The Salesforce admin role is not going away. The version of it built entirely on reactive, procedural work is. That has always been the less interesting version anyway.

Frequently Asked Questions

Will AI replace Salesforce Admins?

It depends on what you do daily. Reactive, procedural work — user management, standard reports, basic flows — is within the replacement window. Judgment-heavy work — architecture decisions, stakeholder management, owning outcomes in complex orgs — is not. The question is which part of your job you are building toward.

What parts of the Salesforce Admin role is AI already replacing?

AI tools are already automating user account management, report generation from plain-English descriptions, basic Flow building from process descriptions, data quality checks, and standard how-to answers. These are the reactive and procedural parts of most admin roles.
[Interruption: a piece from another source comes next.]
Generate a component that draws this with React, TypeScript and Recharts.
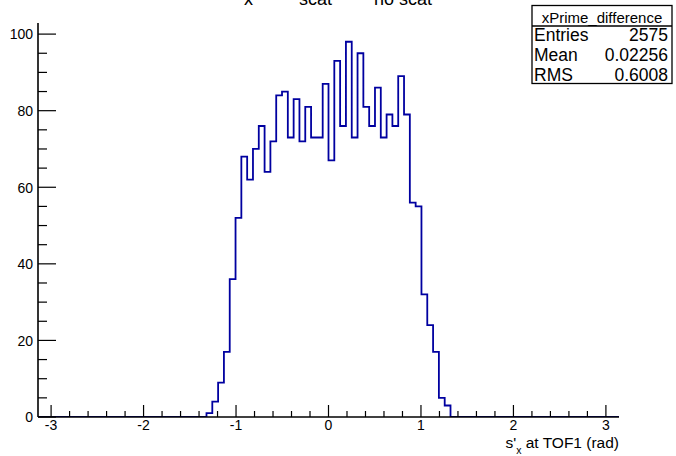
import { Line, LineChart, XAxis, YAxis } from 'recharts';

const FONT = '"Liberation Sans", Arial, Helvetica, sans-serif';
const LINE_COLOR = '#0000a0';

// histogram range and binning (100 bins over -pi..pi)
const X_MIN = -Math.PI;
const X_MAX = Math.PI;
const Y_MAX = 102.9;

// bin contents, leftmost bin first
const counts = [
  0, 0, 0, 0, 0, 0, 0, 0, 0, 0,
  0, 0, 0, 0, 0, 0, 0, 0, 0, 0,
  0, 0, 0, 0, 0, 0, 0, 0, 0, 1,
  4, 9, 17, 36, 52, 68, 62, 70, 76, 64,
  72, 84, 85, 73, 83, 72, 81, 73, 73, 87,
  67, 93, 76, 98, 73, 95, 81, 76, 86, 73,
  79, 76, 89, 79, 56, 55, 32, 24, 17, 5,
  3, 0, 0, 0, 0, 0, 0, 0, 0, 0,
  0, 0, 0, 0, 0, 0, 0, 0, 0, 0,
  0, 0, 0, 0, 0, 0, 0, 0, 0, 0,
];

const xMajorTicks = [-3, -2, -1, 0, 1, 2, 3];
const yMajorTicks = [0, 20, 40, 60, 80, 100];

const statsTitle = 'xPrime_difference';
const statsLabels = ['Entries', 'Mean', 'RMS'];
const statsValues = ['2575', '0.02256', '0.6008'];

// minor ticks: 4 between x majors, 3 between y majors
const xTicks = [
  ...xMajorTicks,
  ...xMajorTicks.slice(0, -1).flatMap((m) => [1, 2, 3, 4].map((k) => Number((m + k * 0.2).toFixed(1)))),
];
const yTicks = [
  ...yMajorTicks,
  ...yMajorTicks.slice(0, -1).flatMap((m) => [5, 10, 15].map((k) => m + k)),
];

const binWidth = (X_MAX - X_MIN) / counts.length;
// one point per bin low edge, plus the upper edge of the last bin
const data = [...counts, 0].map((count, i) => ({ x: X_MIN + i * binWidth, count }));

function XTick(props: any) {
  const { x, y, payload } = props;
  const major = xMajorTicks.includes(payload.value);
  return (
    <g>
      <line x1={x} x2={x} y1={y} y2={y - (major ? 12 : 6)} stroke="#000" strokeWidth={1.2} />
      {major && (
        <text x={x} y={y + 12.5} textAnchor="middle" fontSize={14} fontFamily={FONT} fill="#000">
          {payload.value}
        </text>
      )}
    </g>
  );
}

function YTick(props: any) {
  const { x, y, payload } = props;
  const major = yMajorTicks.includes(payload.value);
  return (
    <g>
      <line x1={x} x2={x + (major ? 18 : 9)} y1={y} y2={y} stroke="#000" strokeWidth={1.2} />
      {major && (
        <text x={x - 5} y={y + 5.3} textAnchor="end" fontSize={14} fontFamily={FONT} fill="#000">
          {payload.value}
        </text>
      )}
    </g>
  );
}

function Overlay() {
  return (
    <svg
      width={676}
      height={456}
      style={{ position: 'absolute', left: 0, top: 0, pointerEvents: 'none' }}
      fontFamily={FONT}
    >
      {/* title, cut off by the top edge as in the original */}
      <text fontSize={18} fill="#000">
        <tspan x={244} y={5}>x</tspan>
        <tspan x={299} y={5}>scat</tspan>
        <tspan x={374} y={5}>no scat</tspan>
      </text>

      {/* stats box */}
      <rect x={532} y={5.5} width={140} height={78} fill="#fff" stroke="#000" strokeWidth={1.3} />
      <line x1={532} x2={672} y1={26} y2={26} stroke="#000" strokeWidth={1.3} />
      <text x={602} y={23} textAnchor="middle" fontSize={15} fill="#000">
        {statsTitle}
      </text>
      {statsLabels.map((label, i) => (
        <g key={label}>
          <text x={534} y={41 + i * 19.8} fontSize={17.5} fill="#000">
            {label}
          </text>
          <text x={668} y={41 + i * 19.8} textAnchor="end" fontSize={17.5} fill="#000">
            {statsValues[i]}
          </text>
        </g>
      ))}

      {/* x axis title */}
      <text x={619} y={448} textAnchor="end" fontSize={15.5} fill="#000">
        s'
        <tspan dy={6} fontSize={10.5}>x</tspan>
        <tspan dy={-6}> at TOF1 (rad)</tspan>
      </text>
    </svg>
  );
}

export default function App() {
  return (
    <div style={{ position: 'absolute', left: 0, top: 0, width: 676, height: 456, background: '#fff' }}>
      <LineChart width={676} height={456} data={data} margin={{ top: 23, right: 57, left: 0, bottom: 0 }}>
        <Line
          type="stepAfter"
          dataKey="count"
          stroke={LINE_COLOR}
          strokeWidth={1.8}
          dot={false}
          activeDot={false}
          isAnimationActive={false}
        />
        <XAxis
          type="number"
          dataKey="x"
          domain={[X_MIN, X_MAX]}
          ticks={xTicks}
          interval={0}
          tick={(p: any) => <XTick {...p} />}
          tickLine={false}
          tickSize={0}
          tickMargin={0}
          height={39}
          allowDataOverflow
          axisLine={{ stroke: '#000', strokeWidth: 1.6 }}
        />
        <YAxis
          type="number"
          domain={[0, Y_MAX]}
          ticks={yTicks}
          interval={0}
          tick={(p: any) => <YTick {...p} />}
          tickLine={false}
          tickSize={0}
          tickMargin={0}
          width={38}
          allowDataOverflow
          axisLine={{ stroke: '#000', strokeWidth: 1.6 }}
        />
        <XAxis
          xAxisId="top"
          orientation="top"
          type="number"
          domain={[X_MIN, X_MAX]}
          tick={false}
          tickLine={false}
          height={0}
          axisLine={{ stroke: '#000', strokeWidth: 1.6 }}
        />
        <YAxis
          yAxisId="right"
          orientation="right"
          type="number"
          domain={[0, Y_MAX]}
          tick={false}
          tickLine={false}
          width={0}
          axisLine={{ stroke: '#000', strokeWidth: 1.6 }}
        />
      </LineChart>
      <Overlay />
    </div>
  );
}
What Salesforce Admin skills are safe from AI replacement?

AI cannot understand the politics behind a requirement, take accountability when automation fires incorrectly on 40,000 records, build genuine stakeholder trust over time, or handle novel situations that require reasoning from first principles. Admins who operate at the level of judgment, context, and ownership are not at risk.

How should Salesforce Admins adapt to AI?

Three shifts: stop being reactive by default and bring platform proposals instead of waiting for tickets; get close to the business at a strategic level, not just technically; and learn to direct and evaluate AI output rather than just produce output yourself. The admin who reviews AI-generated flows critically and takes responsibility for the result is more valuable than one who ignores AI or blindly ships it.

Is the Salesforce Admin role going away?

No — but the version built entirely on reactive, procedural work is under pressure. Admins who shift toward platform strategy, stakeholder management, and architectural judgment will remain valuable. The compression is happening in the ticket-driven part of the role, not the judgment-driven part.